### Data segment
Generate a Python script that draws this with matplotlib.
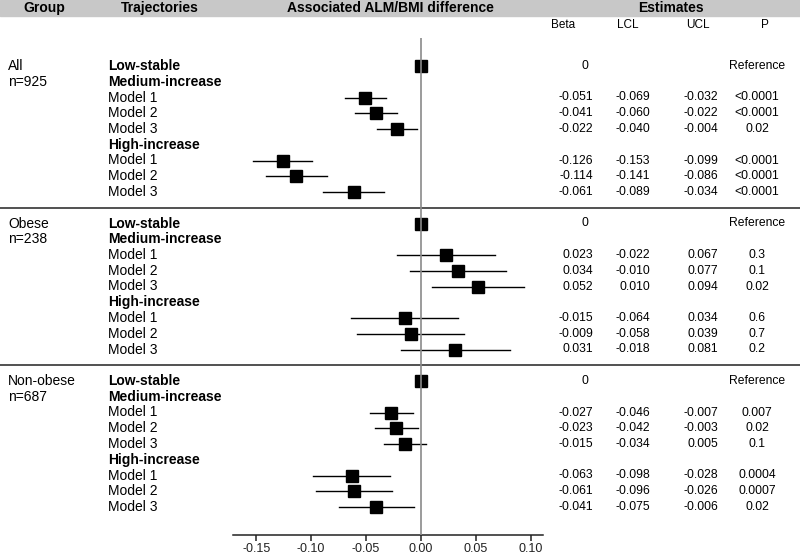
import numpy as np
import matplotlib
matplotlib.use("Agg")
import matplotlib.pyplot as plt
from matplotlib.patches import Rectangle
from matplotlib.transforms import blended_transform_factory

plt.rcParams['font.family'] = ['Liberation Sans', 'DejaVu Sans']

# Datos del forest plot
group_names = ["All", "Obese", "Non-obese"]
group_n = ["n=925", "n=238", "n=687"]
row_labels = ["Low-stable", "Medium-increase", "Model 1", "Model 2", "Model 3",
              "High-increase", "Model 1", "Model 2", "Model 3"]
bold_rows = ["Low-stable", "Medium-increase", "High-increase"]

beta_all = [0, -0.051, -0.041, -0.022, -0.126, -0.114, -0.061]
lcl_all = [None, -0.069, -0.060, -0.040, -0.153, -0.141, -0.089]
ucl_all = [None, -0.032, -0.022, -0.004, -0.099, -0.086, -0.034]
p_all = ["Reference", "<0.0001", "<0.0001", "0.02", "<0.0001", "<0.0001", "<0.0001"]

beta_obese = [0, 0.023, 0.034, 0.052, -0.015, -0.009, 0.031]
lcl_obese = [None, -0.022, -0.010, 0.010, -0.064, -0.058, -0.018]
ucl_obese = [None, 0.067, 0.077, 0.094, 0.034, 0.039, 0.081]
p_obese = ["Reference", "0.3", "0.1", "0.02", "0.6", "0.7", "0.2"]

beta_nonobese = [0, -0.027, -0.023, -0.015, -0.063, -0.061, -0.041]
lcl_nonobese = [None, -0.046, -0.042, -0.034, -0.098, -0.096, -0.075]
ucl_nonobese = [None, -0.007, -0.003, 0.005, -0.028, -0.026, -0.006]
p_nonobese = ["Reference", "0.007", "0.02", "0.1", "0.0004", "0.0007", "0.02"]

betas = [beta_all, beta_obese, beta_nonobese]
lcls = [lcl_all, lcl_obese, lcl_nonobese]
ucls = [ucl_all, ucl_obese, ucl_nonobese]
pvals = [p_all, p_obese, p_nonobese]

x_ticks = [-0.15, -0.10, -0.05, 0.00, 0.05, 0.10]

# filas de cada estimacion dentro del grupo
est_rows = [0, 2, 3, 4, 6, 7, 8]

W, H = 800, 556
fig = plt.figure(figsize=(W / 100, H / 100), dpi=100)

def fx(px):
    return px / W

def fy(py):
    return 1 - py / H

ax = fig.add_axes([fx(233), fy(535), fx(543) - fx(233), fy(38) - fy(535)])
ax.set_xlim(-0.1712, 0.1111)
row0_px, step_px = 66, 15.75
ax.set_ylim((535 - row0_px) / step_px, (38 - row0_px) / step_px)

for s in ['top', 'left', 'right']:
    ax.spines[s].set_visible(False)
ax.spines['bottom'].set_linewidth(1.1)
ax.spines['bottom'].set_color('#222222')
ax.set_yticks([])
ax.set_xticks(x_ticks)
ax.set_xticklabels(["%.2f" % t for t in x_ticks], fontsize=9)
ax.tick_params(axis='x', length=4, width=1.1, pad=2, colors='#222222')

ax.axvline(0, color='#8a8a8a', lw=1.2, zorder=3)

tr = blended_transform_factory(fig.transFigure, ax.transData)

for g in range(3):
    base = g * 10
    ax.text(fx(8), base, group_names[g], transform=tr, fontsize=10, va='center')
    ax.text(fx(8), base + 1, group_n[g], transform=tr, fontsize=10, va='center')
    for i, lab in enumerate(row_labels):
        w = 'bold' if lab in bold_rows else 'normal'
        ax.text(fx(108), base + i, lab, transform=tr, fontsize=10, va='center', fontweight=w)
    for k, r in enumerate(est_rows):
        y = base + r
        b, lo, hi = betas[g][k], lcls[g][k], ucls[g][k]
        if lo is not None:
            ax.plot([lo, hi], [y, y], color='black', lw=1.0, zorder=2)
        ax.plot(b, y, marker='s', ms=8, color='black', zorder=2)
        if lo is None:
            ax.text(fx(585), y, "0", transform=tr, fontsize=8.7, va='center', ha='center')
        else:
            ax.text(fx(593), y, "%.3f" % b, transform=tr, fontsize=8.7, va='center', ha='right')
            ax.text(fx(650), y, "%.3f" % lo, transform=tr, fontsize=8.7, va='center', ha='right')
            ax.text(fx(718), y, "%.3f" % hi, transform=tr, fontsize=8.7, va='center', ha='right')
        ax.text(fx(757), y, pvals[g][k], transform=tr, fontsize=8.7, va='center', ha='center')

# lineas separadoras
for ysep in [9, 19]:
    ax.plot([0, 1], [ysep, ysep], transform=tr, color='#222222', lw=1.1, clip_on=False)

# cabecera gris
fig.patches.append(Rectangle((0, fy(16)), 1, 16 / H, transform=fig.transFigure,
                             color='#c8c8c8', zorder=0))
head_y = fy(8)
fig.text(fx(44), head_y, "Group", ha='center', va='center', fontsize=10, fontweight='bold')
fig.text(fx(160), head_y, "Trajectories", ha='center', va='center', fontsize=10, fontweight='bold')
fig.text(fx(390), head_y, "Associated ALM/BMI difference", ha='center', va='center',
         fontsize=10, fontweight='bold')
fig.text(fx(671), head_y, "Estimates", ha='center', va='center', fontsize=10, fontweight='bold')

sub_y = fy(25)
for lab, px in zip(["Beta", "LCL", "UCL", "P"], [563, 628, 698, 765]):
    fig.text(fx(px), sub_y, lab, ha='center', va='center', fontsize=8.5)

fig.savefig("out.png", dpi=100)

### Requirement
Up to and including the line containing "plt.rcParams['font.family'] = ['Liberation", repeat every line from the start of the data, but none of the pictures.

### Reply
Generate a Python script that draws this with matplotlib.
import numpy as np
import matplotlib
matplotlib.use("Agg")
import matplotlib.pyplot as plt
from matplotlib.patches import Rectangle
from matplotlib.transforms import blended_transform_factory

plt.rcParams['font.family'] = ['Liberation Sans', 'DejaVu Sans']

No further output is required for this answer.